The exercise — Begin at the first line of the data and copy each line through the one containing "3.297, 3.272, 2.344]", that line included, with no pictures.

Data to use —

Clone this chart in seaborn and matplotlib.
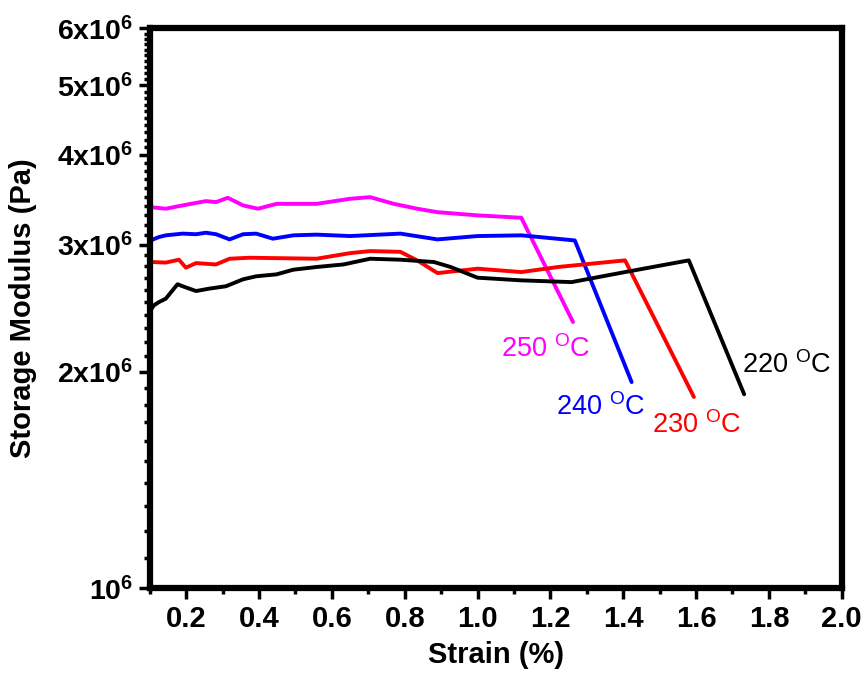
import numpy as np
import pandas as pd
import seaborn as sns
import matplotlib
matplotlib.use("Agg")
import matplotlib.pyplot as plt
from matplotlib.ticker import FixedLocator, NullFormatter

# strain (%) and storage modulus (Pa)
x_250 = [0.102, 0.144, 0.19, 0.254, 0.282, 0.314, 0.356, 0.397, 0.448, 0.558, 0.65, 0.705, 0.77, 0.834, 0.89, 1.0, 1.12, 1.262]
g_250 = [3.385, 3.368, 3.404, 3.451, 3.44, 3.488, 3.404, 3.368, 3.421, 3.421, 3.477, 3.495, 3.421, 3.368, 3.331, 3.297, 3.272, 2.344]

x_240 = [0.102, 0.125, 0.144, 0.19, 0.227, 0.254, 0.282, 0.319, 0.356, 0.392, 0.438, 0.494, 0.558, 0.65, 0.788, 0.89, 1.0, 1.12, 1.267, 1.423]
g_240 = [3.043, 3.076, 3.093, 3.11, 3.104, 3.119, 3.104, 3.053, 3.104, 3.11, 3.06, 3.093, 3.10, 3.086, 3.11, 3.053, 3.086, 3.093, 3.043, 1.934]

x_230 = [0.102, 0.144, 0.18, 0.199, 0.227, 0.282, 0.319, 0.374, 0.558, 0.65, 0.705, 0.788, 0.834, 0.89, 1.0, 1.12, 1.221, 1.405, 1.594]
g_230 = [2.84, 2.835, 2.861, 2.789, 2.83, 2.818, 2.87, 2.879, 2.87, 2.922, 2.941, 2.934, 2.855, 2.741, 2.78, 2.75, 2.795, 2.855, 1.844]

x_220 = [0.102, 0.111, 0.125, 0.144, 0.176, 0.19, 0.227, 0.263, 0.309, 0.356, 0.392, 0.448, 0.494, 0.558, 0.632, 0.705, 0.788, 0.88, 0.926, 1.0, 1.12, 1.258, 1.405, 1.58, 1.732]
g_220 = [2.433, 2.472, 2.498, 2.526, 2.645, 2.628, 2.588, 2.608, 2.628, 2.687, 2.713, 2.73, 2.771, 2.795, 2.818, 2.87, 2.861, 2.84, 2.795, 2.701, 2.678, 2.663, 2.75, 2.855, 1.86]

temps = ["250", "240", "230", "220"]
colors = ["#ff00ff", "#0000ff", "#ff0000", "#000000"]
label_x = [1.064, 1.215, 1.478, 1.727]
label_y = [2.094e6, 1.739e6, 1.642e6, 1.989e6]

frames = []
for t, xs, gs in zip(temps, [x_250, x_240, x_230, x_220], [g_250, g_240, g_230, g_220]):
    frames.append(pd.DataFrame({"strain": xs, "G": np.array(gs) * 1e6, "T": t}))
df = pd.concat(frames, ignore_index=True)

sns.set_style("ticks", {"axes.edgecolor": "black", "text.color": "black",
                        "axes.labelcolor": "black", "xtick.color": "black",
                        "ytick.color": "black"})
plt.rcParams["font.family"] = ["Liberation Sans", "DejaVu Sans"]
plt.rcParams["mathtext.fontset"] = "custom"
plt.rcParams["mathtext.rm"] = "Liberation Sans"
plt.rcParams["mathtext.bf"] = "Liberation Sans:bold"

fig = plt.figure(figsize=(8.66, 6.73), dpi=100)
ax = fig.add_axes([0.173, 0.126, 0.799, 0.832])

for t, c in zip(temps, colors):
    sns.lineplot(data=df[df["T"] == t], x="strain", y="G", color=c, lw=2.8,
                 sort=False, estimator=None, ax=ax)

ax.set_yscale("log")
ax.set_xlim(0.1, 2.0)
ax.set_ylim(1e6, 6e6)

ax.set_xticks(np.arange(0.2, 2.01, 0.2))
ax.set_xticklabels([f"{v:.1f}" for v in np.arange(0.2, 2.01, 0.2)], fontsize=21, fontweight="bold")
ax.xaxis.set_minor_locator(FixedLocator(np.arange(0.1, 2.0, 0.2)))

ax.yaxis.set_major_locator(FixedLocator([1e6, 2e6, 3e6, 4e6, 5e6, 6e6]))
ax.set_yticklabels([r"$\mathbf{10^{6}}$"] + [rf"$\mathbf{{{k}x10^{{6}}}}$" for k in range(2, 7)], fontsize=20.5)
minor = [v * 1e5 for v in range(11, 60) if v % 10 != 0]
ax.yaxis.set_minor_locator(FixedLocator(minor))
ax.yaxis.set_minor_formatter(NullFormatter())

ax.tick_params(which="major", direction="out", length=8, width=2.5, pad=4)
ax.tick_params(which="minor", direction="out", length=4.5, width=2.5)
for s in ax.spines.values():
    s.set_linewidth(4.5)
    s.set_visible(True)

ax.set_xlabel("Strain (%)", fontsize=21, fontweight="bold")
ax.set_ylabel("Storage Modulus (Pa)", fontsize=21, fontweight="bold")
ax.xaxis.set_label_coords(0.5, -0.095)
ax.yaxis.set_label_coords(-0.163, 0.5)

for t, c, lx, ly in zip(temps, colors, label_x, label_y):
    ax.text(lx, ly, t + r" $^{\mathrm{O}}$C", color=c, fontsize=19.5, ha="left", va="baseline")

fig.savefig("out.png", dpi=100)
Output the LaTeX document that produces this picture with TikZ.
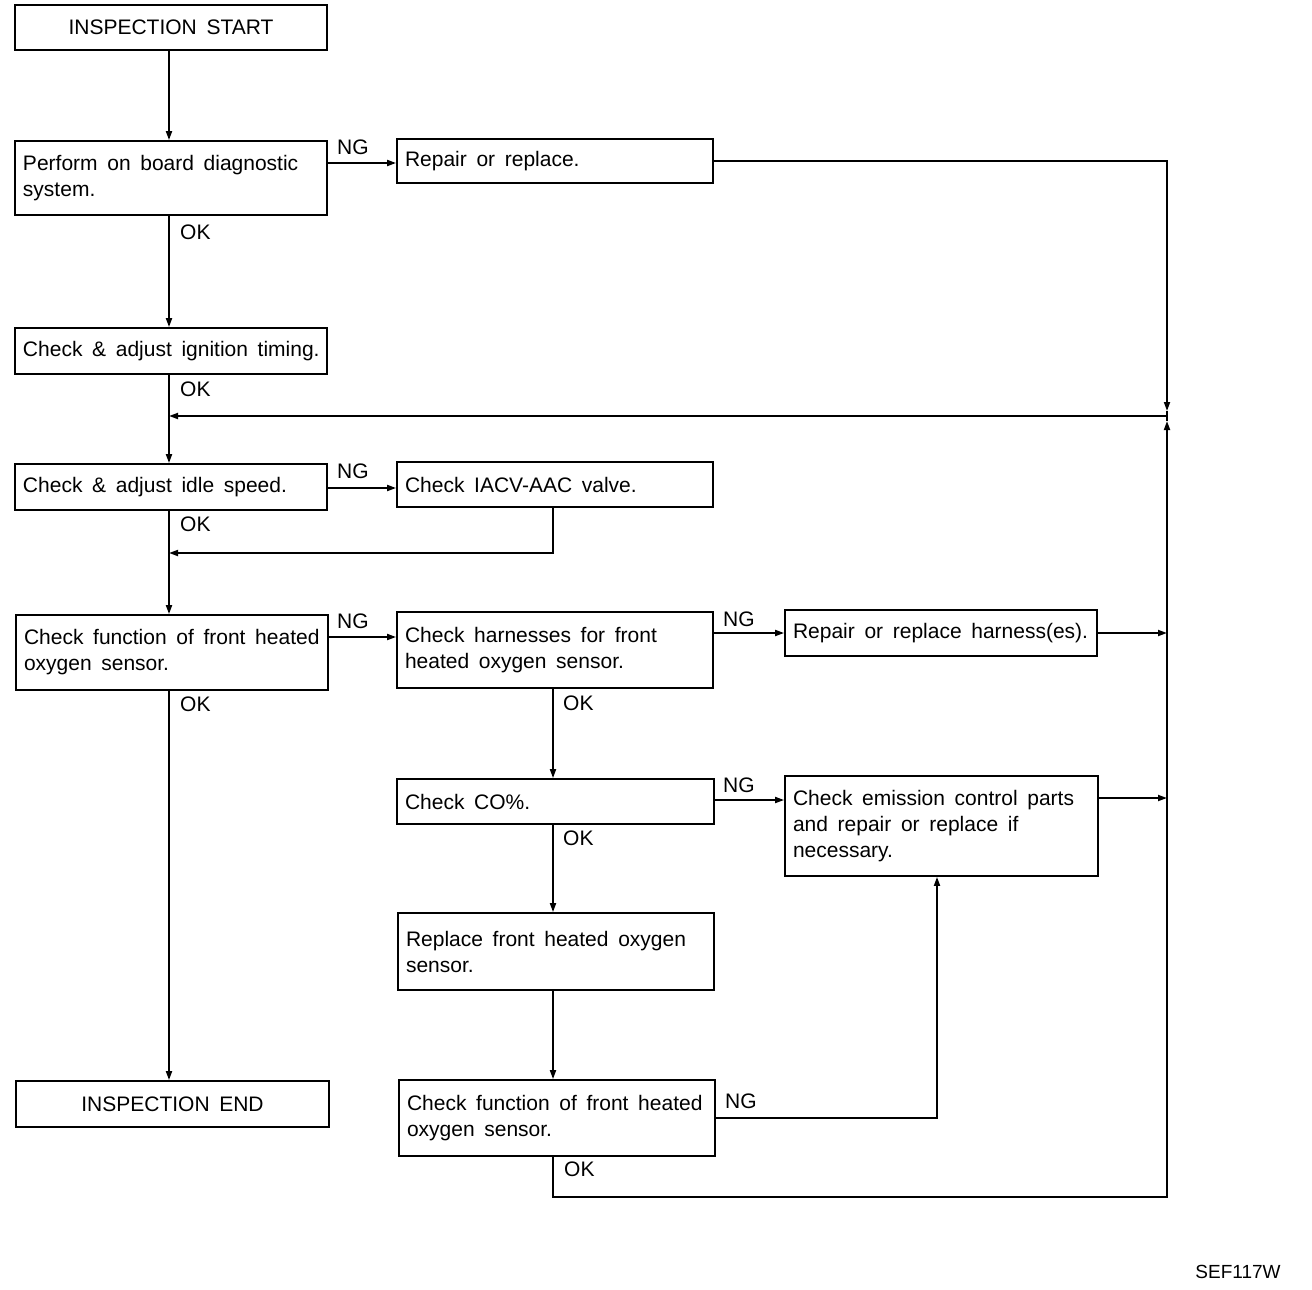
\documentclass[tikz,border=0pt]{standalone}
\usepackage{fontspec}
\setmainfont{Liberation Sans}
\usetikzlibrary{arrows.meta,calc}
\newcommand{\boxfont}{\fontsize{21}{26}\selectfont}
\begin{document}
\begin{tikzpicture}[x=1pt,y=-1pt,
  box/.style={draw,line width=1.8pt,rectangle,inner xsep=8pt,inner ysep=0pt,align=left,font=\boxfont,
    execute at begin node={\spaceskip=0.46em\relax\xspaceskip=0.46em\relax\hyphenpenalty=10000\relax}},
  lbl/.style={font=\fontsize{21}{24}\selectfont,inner sep=0pt,anchor=west},
  conn/.style={line width=1.8pt},
  arr/.style={conn,-{Triangle[length=9pt,width=6pt]}}]
\useasboundingbox (0,0) rectangle (1312,1290);

% boxes
\node[box,align=center,text width=296pt,minimum height=45pt] (b1) at (171,27.5) {INSPECTION START};
\node[box,text width=296pt,minimum height=74pt] (b2) at (171,178) {Perform on board diagnostic\\system.};
\node[box,text width=300pt,minimum height=44pt] (b3) at (555,161) {Repair or replace.};
\node[box,text width=296pt,minimum height=46pt] (b4) at (171,351) {\mbox{Check \& adjust ignition timing.}};
\node[box,text width=296pt,minimum height=46pt] (b5) at (171,487) {Check \& adjust idle speed.};
\node[box,text width=300pt,minimum height=45pt] (b6) at (555,484.5) {Check IACV-AAC valve.};
\node[box,text width=296pt,minimum height=75pt] (b7) at (172,652.5) {Check function of front heated\\oxygen sensor.};
\node[box,text width=300pt,minimum height=76pt] (b8) at (555,650) {Check harnesses for front\\heated oxygen sensor.};
\node[box,text width=296pt,minimum height=46pt] (b9) at (941,633) {Repair or replace harness(es).};
\node[box,text width=301pt,minimum height=45pt] (b10) at (555.5,801.5) {Check CO\%.};
\node[box,text width=297pt,minimum height=100pt] (b11) at (941.5,826) {Check emission control parts\\and repair or replace if\\necessary.};
\node[box,text width=300pt,minimum height=77pt] (b12) at (556,951.5) {Replace front heated oxygen\\sensor.};
\node[box,align=center,text width=297pt,minimum height=46pt] (b13) at (172.5,1104) {INSPECTION END};
\node[box,text width=300pt,minimum height=76pt] (b14) at (557,1118) {Check function of front heated\\oxygen sensor.};

% helper coordinates
\coordinate (mx) at (169,0);
\coordinate (cx) at (553,0);
\coordinate (ex) at (937,0);
\coordinate (rj) at (1167,416);
\coordinate (rj1) at (1167,411);
\coordinate (rj2) at (1167,421);
\coordinate (rb) at (1167,1197);
\coordinate (j2) at (169,553);
\coordinate (y2) at (0,163);
\coordinate (y5) at (0,488);
\coordinate (y7) at (0,637);
\coordinate (y10) at (0,800);
\coordinate (y11) at (0,798);

% connectors
\draw[arr] (b1.south -| mx) -- (b2.north -| mx);
\draw[arr] (b2.east |- y2) -- (b3.west |- y2);
\draw[arr] (b3.east) -| (rj1);
\draw[arr] (b14.south -| cx) |- (rb) -- (rj2);
\draw[conn] (rj1) -- (rj2);
\draw[arr] (rj) -- (rj -| mx);
\draw[arr] (b2.south -| mx) -- (b4.north -| mx);
\draw[arr] (b4.south -| mx) -- (b5.north -| mx);
\draw[arr] (b5.east |- y5) -- (b6.west |- y5);
\draw[arr] (b6.south -| cx) |- (j2);
\draw[arr] (b5.south -| mx) -- (b7.north -| mx);
\draw[arr] (b7.east |- y7) -- (b8.west |- y7);
\draw[arr] (b8.east |- b9.west) -- (b9.west);
\draw[arr] (b9.east) -- (b9.east -| rb);
\draw[arr] (b8.south -| cx) -- (b10.north -| cx);
\draw[arr] (b10.east |- y10) -- (b11.west |- y10);
\draw[arr] (b11.east |- y11) -- (rb |- y11);
\draw[arr] (b10.south -| cx) -- (b12.north -| cx);
\draw[arr] (b12.south -| cx) -- (b14.north -| cx);
\draw[arr] (b14.east) -| (b11.south -| ex);
\draw[arr] (b7.south -| mx) -- (b13.north -| mx);

% labels
\node[lbl] (ng1) at (337,147) {NG};
\node[lbl] (ok1) at (180,232) {OK};
\node[lbl] (ok2) at (180,389) {OK};
\node[lbl] (ng2) at (337,471) {NG};
\node[lbl] (ok3) at (180,524) {OK};
\node[lbl] (ng3) at (337,621) {NG};
\node[lbl] (ok4) at (180,704) {OK};
\node[lbl] (ng4) at (723,619) {NG};
\node[lbl] (ok5) at (563,703) {OK};
\node[lbl] (ng5) at (723,785) {NG};
\node[lbl] (ok6) at (563,838) {OK};
\node[lbl] (ng6) at (725,1101) {NG};
\node[lbl] (ok7) at (564,1169) {OK};
\node[font=\fontsize{19}{22}\selectfont,inner sep=0pt] (ref) at (1238,1272) {SEF117W};
\end{tikzpicture}
\end{document}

Reply to the task —
Clone this chart in seaborn and matplotlib.
import numpy as np
import pandas as pd
import seaborn as sns
import matplotlib
matplotlib.use("Agg")
import matplotlib.pyplot as plt
from matplotlib.ticker import FixedLocator, NullFormatter

# strain (%) and storage modulus (Pa)
x_250 = [0.102, 0.144, 0.19, 0.254, 0.282, 0.314, 0.356, 0.397, 0.448, 0.558, 0.65, 0.705, 0.77, 0.834, 0.89, 1.0, 1.12, 1.262]
g_250 = [3.385, 3.368, 3.404, 3.451, 3.44, 3.488, 3.404, 3.368, 3.421, 3.421, 3.477, 3.495, 3.421, 3.368, 3.331, 3.297, 3.272, 2.344]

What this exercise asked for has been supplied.